### Given task
Line by line, repeat the data below exactly, beginning at the first line and ending at the line with "7.94, 4.97, 3.96];". Omit pictures.
#####
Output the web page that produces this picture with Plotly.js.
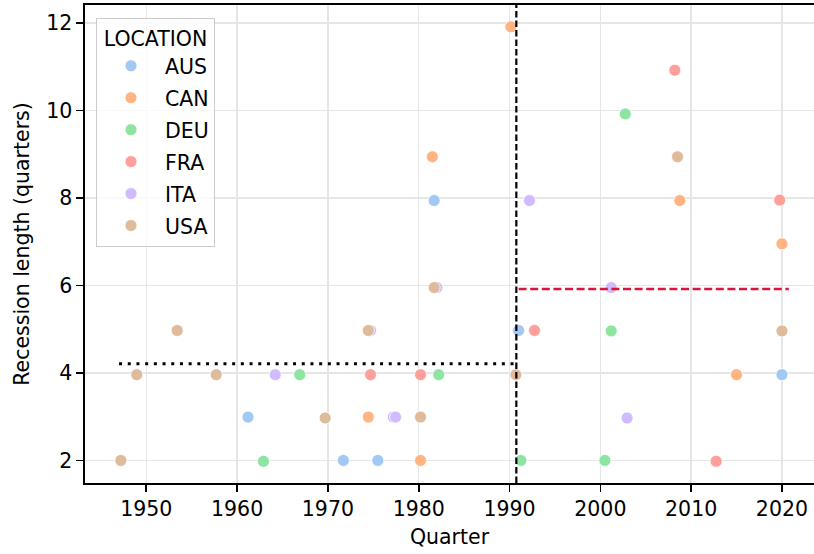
<!DOCTYPE html>
<html>
<head>
<meta charset="utf-8">
<script src="https://cdn.plot.ly/plotly-3.0.1.min.js"></script>
<style>
  html, body { margin: 0; padding: 0; background: #ffffff; }
  #chart { width: 814px; height: 554px; }
</style>
</head>
<body>
<div id="chart"></div>
<script>
// Recession episodes: start quarter (decimal year) and length in quarters, per country
const locations = ["AUS", "CAN", "DEU", "FRA", "ITA", "USA"];
const colors = ["#a1c9f4", "#ffb482", "#8de5a1", "#ff9f9b", "#d0bbff", "#debb9b"];

const ausQuarter = [1961.2, 1971.7, 1975.5, 1981.7, 1991.0, 2020.0];
const ausLength  = [2.99, 2.0, 2.0, 7.94, 4.97, 3.96];

const canQuarter = [1974.45, 1980.2, 1981.5, 1990.15, 2008.75, 2015.0, 2020.0];
const canLength  = [2.99, 2.0, 8.94, 11.91, 7.94, 3.96, 6.95];

const deuQuarter = [1962.9, 1966.9, 1982.2, 1991.25, 2000.5, 2001.2, 2002.75];
const deuLength  = [1.98, 3.96, 3.96, 2.0, 2.0, 4.96, 9.92];

const fraQuarter = [1974.7, 1980.2, 1992.75, 2008.2, 2012.75, 2019.75];
const fraLength  = [3.96, 3.96, 4.97, 10.92, 1.98, 7.95];

const itaQuarter = [1964.2, 1974.7, 1977.2, 1977.45, 1982.0, 1992.2, 2001.2, 2002.95];
const itaLength  = [3.96, 4.97, 2.99, 2.99, 5.95, 7.94, 5.95, 2.97];

const usaQuarter = [1947.2, 1948.95, 1953.4, 1957.7, 1969.7, 1974.45, 1980.2, 1981.7, 1990.7, 2008.5, 2020.0];
const usaLength  = [2.0, 3.96, 4.97, 3.96, 2.97, 4.97, 2.99, 5.95, 3.96, 8.94, 4.96];

// Split point and mean recession length before / after it
const cutoffQuarter = 1990.75;
const earlyMeanX = [1947.0, 1990.5];
const earlyMeanY = [4.21, 4.21];
const lateMeanX  = [1991.0, 2020.75];
const lateMeanY  = [5.92, 5.92];

const xTicks = [1950, 1960, 1970, 1980, 1990, 2000, 2010, 2020];
const yTicks = [2, 4, 6, 8, 10, 12];

const seriesX = [ausQuarter, canQuarter, deuQuarter, fraQuarter, itaQuarter, usaQuarter];
const seriesY = [ausLength, canLength, deuLength, fraLength, itaLength, usaLength];

const FONT = "DejaVu Sans, Liberation Sans, sans-serif";

const traces = locations.map((loc, i) => ({
  type: "scatter",
  mode: "markers",
  name: loc,
  legendgroup: loc,
  x: seriesX[i],
  y: seriesY[i],
  marker: { color: colors[i], size: 12, line: { color: "#ffffff", width: 0.8 } },
  hoverinfo: "x+y+name"
}));

traces.push({
  type: "scatter", mode: "lines", x: earlyMeanX, y: earlyMeanY, showlegend: false,
  line: { color: "#000000", width: 3, dash: "3px,5.7px" }, hoverinfo: "skip"
});
traces.push({
  type: "scatter", mode: "lines", x: lateMeanX, y: lateMeanY, showlegend: false,
  line: { color: "#dc143c", width: 2.6, dash: "8px,3.6px" }, hoverinfo: "skip"
});

const axisCommon = {
  showline: true, linecolor: "#000000", linewidth: 1.6,
  ticks: "outside", ticklen: 7, tickwidth: 1.6, tickcolor: "#000000",
  showgrid: true, gridcolor: "#e6e6e6", gridwidth: 1.5,
  zeroline: false,
  tickfont: { family: FONT, size: 20.5, color: "#000000" }
};

const layout = {
  width: 814, height: 554,
  margin: { l: 85, r: 0, t: 5, b: 71 },
  paper_bgcolor: "#ffffff", plot_bgcolor: "#ffffff",
  font: { family: FONT, size: 20.5, color: "#000000" },
  xaxis: Object.assign({}, axisCommon, {
    range: [1943.25, 2023.53], tickvals: xTicks, mirror: true,
    title: { text: "Quarter", font: { family: FONT, size: 20.5 }, standoff: 9 }
  }),
  yaxis: Object.assign({}, axisCommon, {
    range: [1.484, 12.41], tickvals: yTicks,
    title: { text: "Recession length (quarters)", font: { family: FONT, size: 20.5 }, standoff: 11 }
  }),
  shapes: [{
    type: "line", xref: "x", yref: "paper", x0: cutoffQuarter, x1: cutoffQuarter, y0: 0, y1: 1,
    line: { color: "#000000", width: 2.2, dash: "6.5px,3px" }, layer: "above"
  }],
  legend: {
    x: 0.0151, y: 0.9722, xanchor: "left", yanchor: "top",
    bgcolor: "rgba(255,255,255,0.8)", bordercolor: "#cccccc", borderwidth: 1,
    font: { family: FONT, size: 20.5, color: "#000000" },
    title: { text: "LOCATION", side: "top center", font: { family: FONT, size: 20.5 } },
    itemwidth: 58, tracegroupgap: 2.3
  },
  showlegend: true
};

Plotly.newPlot("chart", traces, layout, { displayModeBar: false, staticPlot: true });
</script>
</body>
</html>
#####
### The result
Output the web page that produces this picture with Plotly.js.
<!DOCTYPE html>
<html>
<head>
<meta charset="utf-8">
<script src="https://cdn.plot.ly/plotly-3.0.1.min.js"></script>
<style>
  html, body { margin: 0; padding: 0; background: #ffffff; }
  #chart { width: 814px; height: 554px; }
</style>
</head>
<body>
<div id="chart"></div>
<script>
// Recession episodes: start quarter (decimal year) and length in quarters, per country
const locations = ["AUS", "CAN", "DEU", "FRA", "ITA", "USA"];
const colors = ["#a1c9f4", "#ffb482", "#8de5a1", "#ff9f9b", "#d0bbff", "#debb9b"];

const ausQuarter = [1961.2, 1971.7, 1975.5, 1981.7, 1991.0, 2020.0];
const ausLength  = [2.99, 2.0, 2.0, 7.94, 4.97, 3.96];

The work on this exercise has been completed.